Tuesday 3 October 2017

Battle Of The Sexes

(PG) ★★★★½

Director: Jonathan Dayton & Valerie Faris.

Cast: Emma Stone, Steve Carell, Andrea Riseborough, Sarah Silverman, Bill Pullman, Alan Cumming, Elisabeth Shue, Austin Stowell, Natalie Morales, Jessica McNamee.

"Winner gets Ryan Gosling."
THE famed Battle Of The Sexes tennis match in 1973 stands as a pivotal moment in women's sport, and this film about that momentous game certainly demonstrates that.

But the title refers to more than just the showdown between women's tennis champ Billie Jean King (Stone) and retired player/self-styled "male chauvinist" Bobby Riggs, and it's this extra layer that helps make this sports drama so much more engrossing than just a sports drama.

The story is told largely through King's eyes, starting with her and tennis promoter Gladys Heldman (Silverman) forming the breakaway Virginia Slims women's tennis tour in protest against Jack Kramer (Pullman), a typically misogynist tournament organiser who refuses to up the prize money for women to a more equitable rate.

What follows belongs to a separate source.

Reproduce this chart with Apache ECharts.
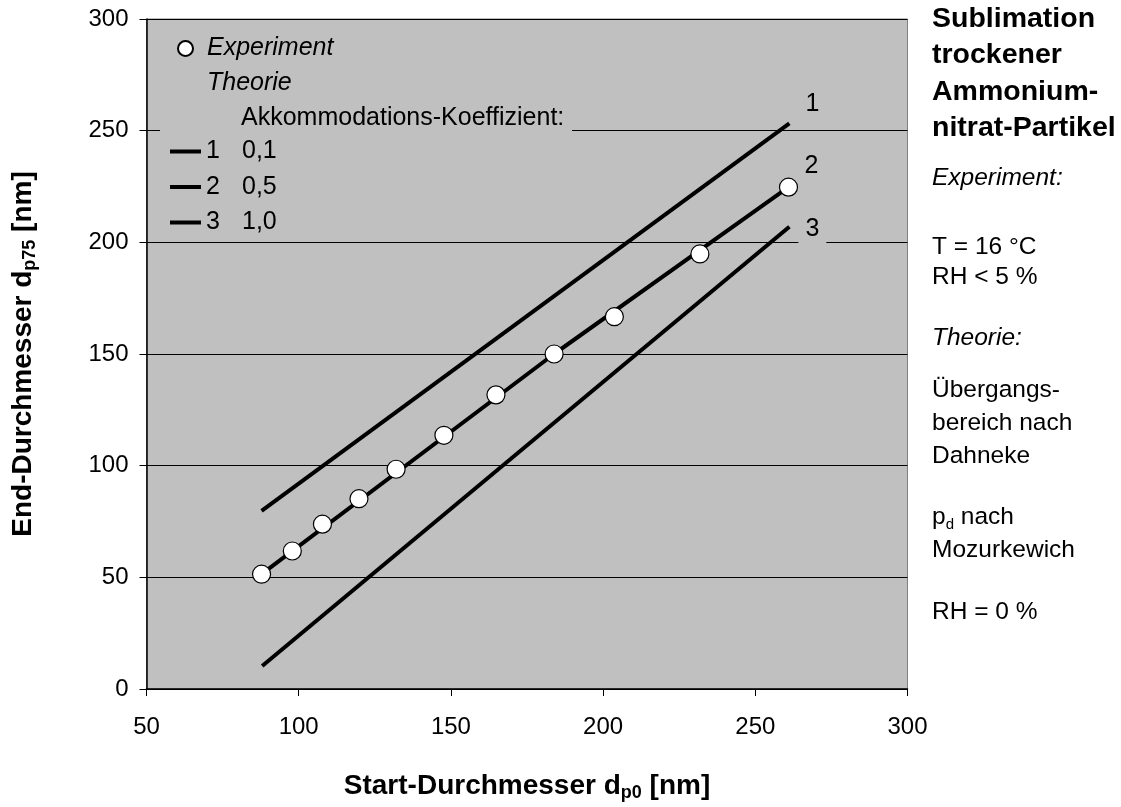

During the Virginia Slims tour, King falls in love with hairdresser Marilyn Barnett (Riseborough), loses a big game and the #1 ranking to Margaret Court (McNamee), and is approached by Riggs to play in a battle of the sexes tennis match - an offer King turns down.

Riggs instead throws down the gauntlet to Court, who accepts the deal and is comprehensively defeated by her male opponent in a match dubbed the Mother's Day Massacre. After that, King decides she has to step up and beat Riggs to prove a point on behalf of womankind.


Dayton and Faris (Little Miss Sunshine, Ruby Sparks) give the film documentary-ish look, which works perfectly, especially for the big finale and its incorporation of real footage from the broadcast. There's a subtle Polaroid look to the whole thing too, matched by the exquisite production design, costumes, and soundtrack.

What's most surprising about the film is there is so little tennis through-out. Much of what we see of the Mother's Day Massacre is through a television and is more about the reactions of the other female tennis stars, while otherwise the sport is used sparingly. It's a smart move as it means we're not tired of watching tennis by the grand finale - in fact, we're desperate for it, making the eponymous showdown the equivalent of a dam bursting.

But, as mentioned, the battle is about more than just tennis. It's about King dealing with her flowering homosexuality and the conundrum it creates for herself, her husband Larry (Stowell), and her lover. It also relates to Riggs and the issues he has with his wife, who has had enough of his gambling. And it's also about the broader gender war and the line in the sand King was trying to draw with a tennis match.

It would have been easy to make Riggs the villain in all this but the film has loftier goals. Riggs is portrayed by Carell and Oscar-winning screenwriter Simon Beaufoy's script as a goofy prankster who doesn't really believe what he's saying, but rather who is just in it for the fame, the thrill and the quick buck. Instead the film targets Pullman's Jack Kramer as the big bad, and Margaret Court as a lesser evil, with the former representing a women-are-inferior stance while the latter sneers at the "sin" of King's lesbianism (some thing's never change, eh Margaret?). Both characters are representative of the old ways of thinking and make for excellent hissable villains.

Stone is flawless and brilliant in the lead, making King stoic, determined, powerful, fragile, flawed, but above all real. Carrell is great too, his charisma adding a lovable goofiness to Riggs. Cumming is also great in a tiny role as King's fairy godfather of sorts, famed tennis dress designer Ted Tinling.

Battle Of The Sexes is an important re-stating of an important moment in sport, and its subject matter is as pertinent now as it was then, perhaps even more so. In fact, it's depressing to walk out of the cinema and back into the real world and realise how much more progress is needed in LGBTQ rights and gender equality.

If there's a flaw to the film, it's an occasional hint of melodrama and a biopic-typical tendency towards things fitting together too perfectly, but that's being picky. Battle Of The Sexes is interesting, important, enjoyable and serves up an ace of a story.

Damn. I almost got all the way through this review without a single tennis pun.